Thanks, I'm in New York. I assume that if state law restricts the assignment, I can't legally sign away those rights by signing this document.
Just this bit:

... during the period of time I am in the employ of the Company (including during my off-duty hours), ...

Is enough for me to recommend "hell no" as the answer. Unless they're compensating you sufficiently for working 24 hours a day, 7 days a week. If you sign this, I hope you're asking for something like a million dollar per year salary (you have to keep opportunity cost in mind as well).

That is at the top of my list. I'm not sure what off duty hours actually means, since I don't have formally defined duty hours.

I am relieved to note there's no language in there assigning them intellectual property rights over anything I dream about at night.

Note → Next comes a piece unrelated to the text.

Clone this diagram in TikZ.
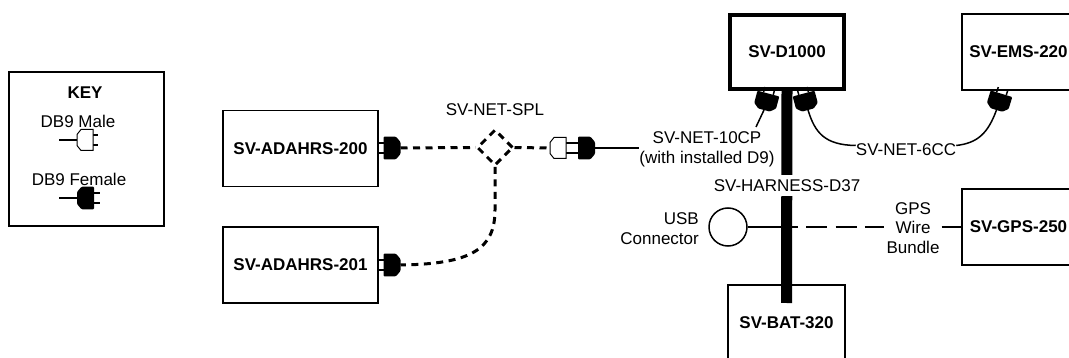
\documentclass[tikz,border=0pt]{standalone}
\usepackage{fontspec}
\setmainfont{Liberation Sans}
\usetikzlibrary{shapes.geometric}
\tikzset{
  box/.style={draw=black,line width=1.5pt,fill=white,inner sep=0pt,align=center,font=\fontsize{17}{20}\selectfont\bfseries},
  lbl/.style={inner sep=0pt,align=center,font=\fontsize{17}{19.5}\selectfont},
  wire/.style={draw=black,line width=1.5pt},
  dashwire/.style={draw=black,line width=3pt,dash pattern=on 7pt off 5.5pt},
  pin/.style={draw=black,line width=1.5pt},
  gpsdash/.style={draw=black,line width=1.5pt,dash pattern=on 21pt off 8.3pt},
}
\newcommand{\femaleconn}[4][22.5]{%
  \coordinate (#2) at #3;
  \begin{scope}[shift={#3},rotate=#4]
    \draw[pin] (17,-5)--(#1,-5) (17,5)--(#1,5);
    \fill[black,rounded corners=1pt] (0,-6)--(4.5,-11.3)--(17,-11.3)--(17,11.3)--(4.5,11.3)--(0,6)--cycle;
  \end{scope}}
\newcommand{\maleconn}[3]{%
  \coordinate (#1) at #2;
  \begin{scope}[shift={#2},rotate=#3]
    \draw[pin] (16,-5)--(21,-5) (16,5)--(21,5);
    \draw[black,line width=1pt,fill=white] (0,-5.5)--(4,-10.5)--(16,-10.5)--(16,10.5)--(4,10.5)--(0,5.5)--cycle;
  \end{scope}}
\begin{document}
\begin{tikzpicture}[x=1pt,y=-1pt]
\useasboundingbox (0,0) rectangle (1069,358);
\clip (0,0) rectangle (1069,358);
\fill[white] (0,0) rectangle (1069,358);
% boxes
\node[box,minimum width=155,minimum height=154] (key) at (86.5,149) {};
\node[box,minimum width=155,minimum height=76] (a200) at (300.5,148.5) {SV-ADAHRS-200};
\node[box,minimum width=155,minimum height=76] (a201) at (300.5,265) {SV-ADAHRS-201};
\node[box,minimum width=117,minimum height=76] (bat) at (786.5,323) {SV-BAT-320};
\node[box,minimum width=114,minimum height=74,line width=4pt] (d1000) at (787,52) {SV-D1000};
\node[box,minimum width=113,minimum height=76] (ems) at (1018.5,52) {SV-EMS-220};
\node[box,minimum width=113,minimum height=76] (gps) at (1018.5,227) {SV-GPS-250};
% key
\node[lbl,font=\fontsize{17}{20}\selectfont\bfseries] (keyt) at (85,93) {KEY};
\node[lbl] (km) at (78,121) {DB9 Male};
\node[lbl] (kf) at (79,179) {DB9 Female};
\coordinate (kma) at (59,140);
\coordinate (kfa) at (59,198);
\maleconn{kmc}{(77,140)}{0}
\femaleconn{kfc}{(77,198)}{0}
\draw[wire] (kma)--(kmc);
\draw[wire] (kfa)--(kfc);
% splitter
\node[lbl] (spllbl) at (495,110) {SV-NET-SPL};
\node[diamond,dashwire,aspect=1,inner sep=0pt,minimum width=36,minimum height=36] (spl) at (495,147.5) {};
\femaleconn{c200}{(400.5,148)}{180}
\femaleconn{c201}{(400.5,265)}{180}
\maleconn{mc}{(550,148)}{0}
\femaleconn[25]{fc}{(595,148)}{180}
\draw[dashwire] (c200)--(spl.west);
\draw[dashwire] (spl.east)--(mc);
\coordinate (sv) at (495,210);
\draw[dashwire] (spl.south)--(sv) .. controls (495,250) and (470,264) .. (c201);
% harness
\coordinate (hend) at (786.5,303);
\draw[black,line width=11pt] (d1000.south)--(hend);
\node[lbl,fill=white,minimum height=21] (hlbl) at (787,186) {SV-HARNESS-D37};
% net 10
\node[lbl] (n10) at (707,149.5) {SV-NET-10CP\\(with installed D9)};
\femaleconn{c1}{(764,110)}{75}
\coordinate (c1end) at (756,127);
\draw[wire] (c1)--(c1end);
\draw[wire] (fc)--(n10.west |- fc);
% net 6
\node[lbl] (n6) at (906,149.5) {SV-NET-6CC};
\femaleconn{c2}{(808,110)}{105}
\femaleconn{c3}{(996.5,110)}{73}
\draw[wire] (c2) .. controls (815,133) and (825,145) .. ([yshift=4pt]n6.west);
\draw[wire] (c3) .. controls (988,133) and (978,143) .. ([yshift=4pt]n6.east);
% usb and gps
\node[draw=black,line width=1.5pt,circle,fill=white,minimum size=38,inner sep=0pt] (usb) at (728,227) {};
\node[lbl,align=right,anchor=east] (usbl) at (699,228.5) {USB\\Connector};
\node[lbl,inner xsep=2pt] (gl) at (913,228) {GPS\\Wire\\Bundle};
\coordinate (hj) at (777,227);
\draw[wire] (usb.east)--(hj);
\draw[gpsdash] (hj)--(gl.west |- hj);
\draw[wire] (gl.east |- hj)--(gps.west);
\draw[black,line width=11pt] (786.5,197)--(hend);
\end{tikzpicture}
\end{document}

I crossed out all the sections that pertained to ownership of my inventions in the last one of these documents that was handed to me. Then a couple years later someone tried to pull the "You can't open source that! It's our property". To which I responded "I already did open source it, and if you want my continued work on the project you will let me do as I please with what is MY code. Go check that contract again and look at the parts I crossed out very carefully" ;-)
Just wanted to add here, that in my experience I've been able to get potential employers to strike a LOT from their boilerplate contracts. If you're even the least bit concerned, I suggest crossing out the parts you don't like or don't understand and sending it back. The worst that will happen is their legal team will say, "sorry we can't lose those sections". Everything is negotiable.